## EXERCISE AIM:
Skip all pictures, then copy the lines from the start of the data through the line with "const xLab = d3.scaleLinear().domain([0, 28]).range([x(0)", keeping both ends.
****************
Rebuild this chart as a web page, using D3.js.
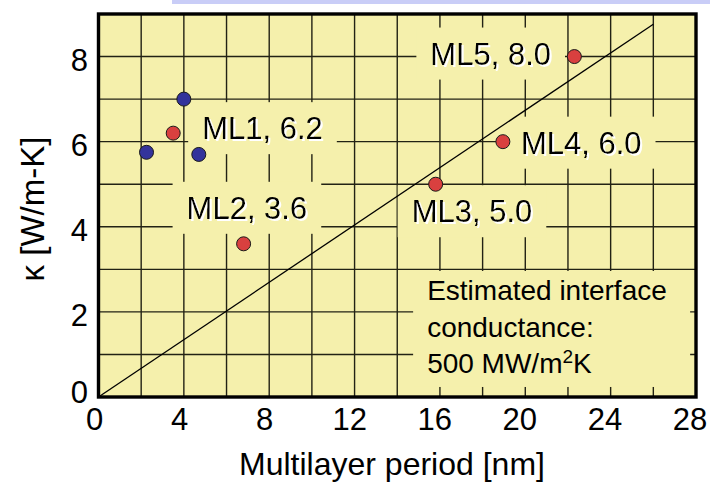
<!DOCTYPE html>
<html><head><meta charset="utf-8">
<script src="https://cdn.jsdelivr.net/npm/d3@7"></script>
<style>html,body{margin:0;padding:0;background:#fff;} svg{display:block;}</style>
</head><body>
<svg id="chart" width="710" height="482"></svg>
<script>
// Thermal conductivity of multilayer samples vs. period
const sampleNames  = ["ML1", "ML2", "ML3", "ML4", "ML5"];
const samplePeriod = [3.5, 6.8, 15.8, 18.95, 22.3];
const sampleKappa  = [6.2, 3.6, 5.0, 6.0, 8.0];

// reference films (blue markers)
const refPeriod = [2.25, 4.0, 4.7];
const refKappa  = [5.75, 7.0, 5.7];

// interface-conductance model line
const modelPeriod = [0, 26];
const modelKappa  = [0, 8.76];

const xTickValues = [0, 4, 8, 12, 16, 20, 24, 28];
const yTickValues = [0, 2, 4, 6, 8];
const noteLines = ["Estimated interface", "conductance:", "500 MW/m^2K"];

const FONT = "'Liberation Sans', Arial, Helvetica, sans-serif";
const svg = d3.select("#chart");

// white drop shadow for the sample labels
const filt = svg.append("defs").append("filter").attr("id", "whiteShadow")
  .attr("x", "-5%").attr("y", "-20%").attr("width", "115%").attr("height", "150%");
filt.append("feOffset").attr("in", "SourceAlpha").attr("dx", 1.6).attr("dy", 1.6).attr("result", "off");
filt.append("feFlood").attr("flood-color", "#fff").attr("result", "white");
filt.append("feComposite").attr("in", "white").attr("in2", "off").attr("operator", "in").attr("result", "shadow");
const merge = filt.append("feMerge");
merge.append("feMergeNode").attr("in", "shadow");
merge.append("feMergeNode").attr("in", "SourceGraphic");

const x = d3.scaleLinear().domain([0, 28]).range([98.5, 696]);
const y = d3.scaleLinear().domain([0, 9]).range([397, 14]);
// tick labels sit slightly left of their grid lines
const xLab = d3.scaleLinear().domain([0, 28]).range([x(0) - 4, x(28) - 6]);

// slide strip at the very top
svg.append("rect").attr("x", 172).attr("y", 0).attr("width", 538).attr("height", 4).attr("fill", "#c9cdf7");

// plot background
svg.append("rect")
  .attr("x", x(0)).attr("y", y(9))
  .attr("width", x(28) - x(0)).attr("height", y(0) - y(9))
  .attr("fill", "#f5f0ac");

// grid
const grid = svg.append("g").attr("stroke", "#222214").attr("stroke-width", 1.4);
grid.selectAll("line.vx").data(d3.range(2, 28, 2)).join("line")
  .attr("x1", d => x(d)).attr("x2", d => x(d)).attr("y1", y(9)).attr("y2", y(0));
grid.selectAll("line.hy").data(d3.range(1, 9, 1)).join("line")
  .attr("x1", x(0)).attr("x2", x(28)).attr("y1", d => y(d)).attr("y2", d => y(d));

// label boxes (filled once text is measured)
const boxLayer = svg.append("g");

// model line
svg.append("line")
  .attr("x1", x(modelPeriod[0])).attr("y1", y(modelKappa[0]))
  .attr("x2", x(modelPeriod[1])).attr("y2", y(modelKappa[1]))
  .attr("stroke", "#000").attr("stroke-width", 1.3);

// frame
svg.append("rect")
  .attr("x", x(0)).attr("y", y(9))
  .attr("width", x(28) - x(0)).attr("height", y(0) - y(9))
  .attr("fill", "none").attr("stroke", "#000").attr("stroke-width", 3.4);

// tick labels
svg.append("g").selectAll("text").data(xTickValues).join("text")
  .attr("x", d => xLab(d)).attr("y", 430)
  .attr("text-anchor", "middle").attr("font-family", FONT).attr("font-size", 31)
  .attr("fill", "#000").text(d => d);
svg.append("g").selectAll("text").data(yTickValues).join("text")
  .attr("x", 88).attr("y", d => y(d) + (d === 0 ? 6 : 14))
  .attr("text-anchor", "end").attr("font-family", FONT).attr("font-size", 31)
  .attr("fill", "#000").text(d => d);

// axis titles
svg.append("text")
  .attr("x", 392).attr("y", 475).attr("text-anchor", "middle")
  .attr("font-family", FONT).attr("font-size", 32).text("Multilayer period [nm]");
svg.append("text")
  .attr("transform", "translate(44,209) rotate(-90)").attr("text-anchor", "middle")
  .attr("font-family", FONT).attr("font-size", 33).text("κ [W/m-K]");

// sample labels: pixel offset of text start / baseline from the marker
const labelOffset = [[29, 6], [-57, -25], [-24, 38], [18, 12], [-144, 8]];
const labelLayer = svg.append("g").attr("font-family", FONT).attr("font-size", 31);
sampleNames.forEach((name, i) => {
  const tx = x(samplePeriod[i]) + labelOffset[i][0];
  const ty = y(sampleKappa[i]) + labelOffset[i][1];
  const str = `${name}, ${sampleKappa[i].toFixed(1)}`;
  const t = labelLayer.append("text").attr("x", tx).attr("y", ty)
    .attr("fill", "#000").attr("filter", "url(#whiteShadow)").text(str);
  const w = t.node().getComputedTextLength();
  boxLayer.append("rect")
    .attr("x", tx - 14).attr("y", ty - 37).attr("width", w + 28).attr("height", 52)
    .attr("fill", "#f5f0ac");
});

// conductance note
const noteX = x(15.4), noteY = y(2.28);
boxLayer.append("rect")
  .attr("x", noteX - 14).attr("y", noteY - 29).attr("width", 277).attr("height", 116)
  .attr("fill", "#f5f0ac");
const note = svg.append("g").attr("font-family", FONT).attr("font-size", 28).attr("fill", "#000");
noteLines.forEach((line, i) => {
  const t = note.append("text").attr("x", noteX).attr("y", noteY + i * 36.6);
  const parts = line.split("^");
  if (parts.length === 1) { t.text(line); return; }
  t.append("tspan").text(parts[0]);
  t.append("tspan").attr("font-size", 19).attr("dy", -10).text(parts[1][0]);
  t.append("tspan").attr("dy", 10).text(parts[1].slice(1));
});

// markers
svg.append("g").selectAll("circle").data(refPeriod).join("circle")
  .attr("cx", d => x(d)).attr("cy", (d, i) => y(refKappa[i])).attr("r", 7)
  .attr("fill", "#33339b").attr("stroke", "#1a1a1a").attr("stroke-width", 1);
svg.append("g").selectAll("circle").data(samplePeriod).join("circle")
  .attr("cx", d => x(d)).attr("cy", (d, i) => y(sampleKappa[i])).attr("r", 7)
  .attr("fill", "#d9403f").attr("stroke", "#1a1a1a").attr("stroke-width", 1);
</script>
</body></html>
****************
## EXPECTED ANSWER:
Rebuild this chart as a web page, using D3.js.
<!DOCTYPE html>
<html><head><meta charset="utf-8">
<script src="https://cdn.jsdelivr.net/npm/d3@7"></script>
<style>html,body{margin:0;padding:0;background:#fff;} svg{display:block;}</style>
</head><body>
<svg id="chart" width="710" height="482"></svg>
<script>
// Thermal conductivity of multilayer samples vs. period
const sampleNames  = ["ML1", "ML2", "ML3", "ML4", "ML5"];
const samplePeriod = [3.5, 6.8, 15.8, 18.95, 22.3];
const sampleKappa  = [6.2, 3.6, 5.0, 6.0, 8.0];

// reference films (blue markers)
const refPeriod = [2.25, 4.0, 4.7];
const refKappa  = [5.75, 7.0, 5.7];

// interface-conductance model line
const modelPeriod = [0, 26];
const modelKappa  = [0, 8.76];

const xTickValues = [0, 4, 8, 12, 16, 20, 24, 28];
const yTickValues = [0, 2, 4, 6, 8];
const noteLines = ["Estimated interface", "conductance:", "500 MW/m^2K"];

const FONT = "'Liberation Sans', Arial, Helvetica, sans-serif";
const svg = d3.select("#chart");

// white drop shadow for the sample labels
const filt = svg.append("defs").append("filter").attr("id", "whiteShadow")
  .attr("x", "-5%").attr("y", "-20%").attr("width", "115%").attr("height", "150%");
filt.append("feOffset").attr("in", "SourceAlpha").attr("dx", 1.6).attr("dy", 1.6).attr("result", "off");
filt.append("feFlood").attr("flood-color", "#fff").attr("result", "white");
filt.append("feComposite").attr("in", "white").attr("in2", "off").attr("operator", "in").attr("result", "shadow");
const merge = filt.append("feMerge");
merge.append("feMergeNode").attr("in", "shadow");
merge.append("feMergeNode").attr("in", "SourceGraphic");

const x = d3.scaleLinear().domain([0, 28]).range([98.5, 696]);
const y = d3.scaleLinear().domain([0, 9]).range([397, 14]);
// tick labels sit slightly left of their grid lines
const xLab = d3.scaleLinear().domain([0, 28]).range([x(0) - 4, x(28) - 6]);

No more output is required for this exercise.